Data for this exercise:
▼▼▼

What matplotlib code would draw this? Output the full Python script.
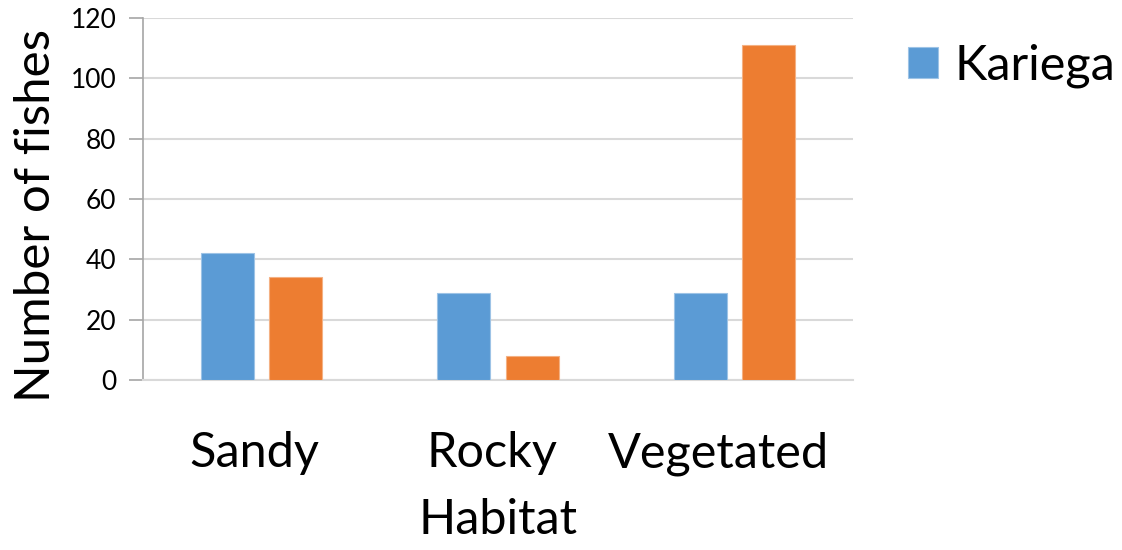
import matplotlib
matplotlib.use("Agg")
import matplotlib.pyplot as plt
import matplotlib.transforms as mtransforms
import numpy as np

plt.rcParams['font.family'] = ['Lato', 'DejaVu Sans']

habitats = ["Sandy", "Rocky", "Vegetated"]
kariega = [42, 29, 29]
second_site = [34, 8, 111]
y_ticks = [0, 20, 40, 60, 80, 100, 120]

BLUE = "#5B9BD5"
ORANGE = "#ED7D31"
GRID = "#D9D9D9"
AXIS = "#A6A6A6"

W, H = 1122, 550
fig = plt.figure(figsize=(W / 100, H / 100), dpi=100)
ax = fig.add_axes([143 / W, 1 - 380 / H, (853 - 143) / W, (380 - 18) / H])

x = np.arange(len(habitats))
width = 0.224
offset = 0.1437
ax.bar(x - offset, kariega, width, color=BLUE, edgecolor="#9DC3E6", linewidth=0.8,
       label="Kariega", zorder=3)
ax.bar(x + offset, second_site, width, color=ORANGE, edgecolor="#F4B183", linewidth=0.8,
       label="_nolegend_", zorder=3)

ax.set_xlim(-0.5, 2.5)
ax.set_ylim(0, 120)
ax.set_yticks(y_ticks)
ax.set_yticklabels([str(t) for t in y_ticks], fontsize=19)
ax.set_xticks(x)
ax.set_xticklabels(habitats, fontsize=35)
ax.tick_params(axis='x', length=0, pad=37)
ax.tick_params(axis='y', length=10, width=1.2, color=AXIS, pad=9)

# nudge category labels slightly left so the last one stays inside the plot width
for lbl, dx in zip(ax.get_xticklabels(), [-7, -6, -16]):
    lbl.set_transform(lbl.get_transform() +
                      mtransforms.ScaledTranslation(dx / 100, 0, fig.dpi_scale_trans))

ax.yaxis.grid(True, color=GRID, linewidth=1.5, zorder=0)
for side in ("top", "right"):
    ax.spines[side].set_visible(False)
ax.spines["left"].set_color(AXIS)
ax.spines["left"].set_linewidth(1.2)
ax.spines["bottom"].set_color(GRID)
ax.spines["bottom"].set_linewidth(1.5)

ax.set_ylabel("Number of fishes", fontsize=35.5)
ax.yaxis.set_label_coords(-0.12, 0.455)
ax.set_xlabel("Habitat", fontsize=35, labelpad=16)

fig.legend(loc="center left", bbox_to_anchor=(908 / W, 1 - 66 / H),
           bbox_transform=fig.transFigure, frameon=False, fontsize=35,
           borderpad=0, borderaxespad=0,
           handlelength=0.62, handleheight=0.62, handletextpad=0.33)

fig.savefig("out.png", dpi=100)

▲▲▲
▼▼▼

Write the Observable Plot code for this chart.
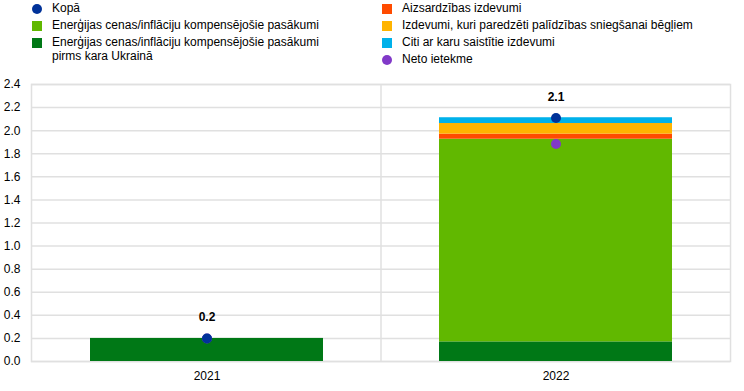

▲▲▲

Goal:
Collect the complete line wherever the string "code" appears in the records.

Exercise solution:
What matplotlib code would draw this? Output the full Python script.
Write the Observable Plot code for this chart.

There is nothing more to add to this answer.